Abdias de Babylone. On attribue à un écrivain de ce nom l’histoire du combat merveilleux que livra saint Pierre à Simon le Magicien. Le livre d’Abdias a été traduit par Julius Africanus, sous ce titre : Historia certaminis apostolici, 1566, in-8o .

Abeilard. Il est plus célèbre aujourd’hui par ses tragiques désordres que par ses ouvrages théologiques, dont les dangereuses erreurs lui attirèrent justement les censures de saint Bernard. Il mourut en 1142. Vingt ans après, Héloïse ayant été ensevelie dans la même tombe, on conte (mais c’est un pur conte) qu’à son approche la cendre froide d’Abeilard se réchauffa tout à coup, et qu’il étendit les bras pour recevoir celle qui avait été sa femme. Leurs restes étaient au Paraclet, dans une précieuse tombe gothique que l’on a transportée à Paris en 1799, et qui est présentement au cimetière du Père-Lachaise.

Abeilles. C’était l’opinion de quelques démonographes que si une sorcière, avant d’être prise, avait mangé la reine d’un essaim d’abeilles, ce cordial lui donnait la force de supporter la torture sans confesser[1] ; mais cette découverte n’a pas fait principe.

Dans certains cantons de la Bretagne, on prétend que les abeilles sont sensibles aux plaisirs comme aux peines de leurs maîtres, et qu’elles ne réussissent point, si on néglige de leur faire part des événements qui intéressent la maison. Ceux qui ont cette croyance ne manquent pas d’attacher à leurs ruches un morceau d’étoffe noire lorsqu’il y a une mort chez eux, et un morceau d’étoffe rouge lorsqu’il y a un mariage ou toute autre fête[2].
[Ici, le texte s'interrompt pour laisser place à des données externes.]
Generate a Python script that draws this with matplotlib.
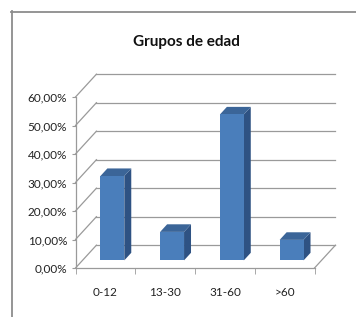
import matplotlib
matplotlib.use("Agg")
import matplotlib.pyplot as plt
from matplotlib.patches import Polygon, Rectangle
from matplotlib.lines import Line2D
from matplotlib.ticker import FuncFormatter, FixedLocator

categories = ["0-12", "13-30", "31-60", ">60"]
values = [0.296, 0.100, 0.512, 0.072]
yticks = [0.0, 0.1, 0.2, 0.3, 0.4, 0.5, 0.6]
title = "Grupos de edad"

FONT = ["Lato", "DejaVu Sans"]
plt.rcParams['font.family'] = FONT

W, H = 356, 317
fig = plt.figure(figsize=(W / 100, H / 100), dpi=100)
fig.patch.set_facecolor("white")

DX = 0.35   # depth offset in category units
DY = 0.08   # depth offset in value units
cat_px = 59.75
val_px = 285.0

left_px, front0_px = 75.5, 268
ax_w = (4 + DX) * cat_px
ax_h = (0.6 + DY) * val_px
ax = fig.add_axes([left_px / W, (H - front0_px) / H, ax_w / W, ax_h / H])
ax.set_xlim(0, 4 + DX)
ax.set_ylim(0, 0.6 + DY)
ax.patch.set_alpha(0)

grid_c = "#9a9a9a"
for s in ["top", "right"]:
    ax.spines[s].set_visible(False)
for s in ["left", "bottom"]:
    ax.spines[s].set_color(grid_c)
    ax.spines[s].set_linewidth(0.9)
ax.spines["left"].set_bounds(0, 0.6)
ax.spines["bottom"].set_bounds(0, 4)

ax.yaxis.set_major_locator(FixedLocator(yticks))
ax.yaxis.set_major_formatter(FuncFormatter(lambda v, p: f"{v*100:.2f}%".replace(".", ",")))
ax.tick_params(axis="y", direction="out", length=3, color=grid_c, labelsize=8.5,
               labelcolor="#222222", pad=3)

ax.xaxis.set_major_locator(FixedLocator([i + 0.5 for i in range(len(categories))]))
ax.set_xticklabels(categories)
ax.xaxis.set_minor_locator(FixedLocator(list(range(len(categories) + 1))))
ax.tick_params(axis="x", which="major", length=0, labelsize=8.5, labelcolor="#222222", pad=14)
ax.tick_params(axis="x", which="minor", direction="out", length=4, color=grid_c)

# back wall gridlines + side wall diagonals
for v in yticks:
    ax.plot([0, DX], [v, v + DY], color=grid_c, lw=0.9, zorder=1, clip_on=False)
    ax.plot([DX, 4 + DX], [v + DY, v + DY], color=grid_c, lw=0.9, zorder=1, clip_on=False)
# floor right edge
ax.plot([4, 4 + DX], [0, DY], color=grid_c, lw=0.9, zorder=1, clip_on=False)

# bars
front_c, side_c, top_c = "#4a7ebb", "#2e5283", "#3b6598"
bw = 0.4
f1 = 1 / 3
ddx, ddy = DX / 3, DY / 3
for i, v in enumerate(values):
    x0 = i + 0.5 - bw / 2 + f1 * DX
    y0 = f1 * DY
    ax.add_patch(Polygon([(x0 + bw, y0), (x0 + bw + ddx, y0 + ddy),
                          (x0 + bw + ddx, y0 + v + ddy), (x0 + bw, y0 + v)],
                         closed=True, fc=side_c, ec="none", zorder=3))
    ax.add_patch(Polygon([(x0, y0 + v), (x0 + bw, y0 + v),
                          (x0 + bw + ddx, y0 + v + ddy), (x0 + ddx, y0 + v + ddy)],
                         closed=True, fc=top_c, ec="none", zorder=3))
    ax.add_patch(Rectangle((x0, y0), bw, v, fc=front_c, ec="none", zorder=4))

# chart frame
frame_c = "#8c8c8c"
fig.add_artist(Line2D([11.5 / W, 11.5 / W], [0, 1 - 11 / H], color=frame_c, lw=1.3,
                      transform=fig.transFigure))
fig.add_artist(Line2D([11 / W, 1], [1 - 11.5 / H, 1 - 11.5 / H], color=frame_c, lw=1.3,
                      transform=fig.transFigure))

fig.text(186 / W, 1 - 42 / H, title, ha="center", va="center", fontsize=11,
         fontweight="bold", color="#111111")

fig.savefig("out.png", dpi=100, facecolor="white")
Les Circassiens, dans leur religion mêlée de christianisme, de mahométisme et d’idolâtrie, honorent la Mère de Dieu sous le nom de Mérième ou de Melissa. Ils la regardent comme la patronne des abeilles, dont elle sauva la race en conservant dans sa manche une de leurs reines, un jour que le tonnerre menaçait d’exterminer tous les insectes. Les revenus que les Circassiens tirent de leurs ruches expliquent leur reconnaissance pour le bienfait qui les leur a préservées.

Solin a écrit que les abeilles ne peuvent pas vivre en Irlande ; que celles qu’on y amène y meurent tout à coup ; et que si l’on porte de la terre de cette île dans un autre pays et qu’on la répande autour des ruches, les abeilles sont forcées d’abandonner la place, parce que cette terre leur est mortelle. On lit la même chose dans les Origines d’Isidore. « Faut-il examiner, ajoute le père Lebrun dans son Histoire critique des superstitions, d’où peut venir cette malignité de la terre d’Irlande ? Non, car il suffit de dire que c’est une bourde, et qu’on trouve en Irlande beaucoup d’abeilles. »

Abel, fils d’Adam. Des docteurs musulmans disent qu’il avait quarante-huit pieds de haut. Il se peut qu’ils aient raisonné d’après un tertre long de cinquante-cinq pieds, que l’on montre auprès de Damas, et qu’on nomme la tombe d’Abel.

Les rabbins ont écrit beaucoup sur Abel. Ils lui attribuent un livre d’astrologie judiciaire qui lui aurait été révélé et qu’il aurait renfermé dans une pierre. Après le déluge, Hermès-Trismégiste le trouva : il y apprit l’art de faire des talismans sous l’influence des constellations. Ce livre est intitulé Liber de virtutibus planetarum et de omnibus rerum mundanarum virtutibus. Voy. le traité De essentiis essentiarum, qu’on décore faussement du nom de saint Thomas d’Aquin, pars IV, cap. ii. Voy. les Légendes de l’Ancien Testament.

Abel de la Rue, dit le Casseur, savetier et mauvais coquin qui fut arrêté, en 1582, à Coulommiers, et brûlé comme sorcier, magicien,

  1. Wierus, De præstigiis, lib. VI, cap. vii.
  2. Cambry, Voyage dans le Finistère, t. II, p. 16.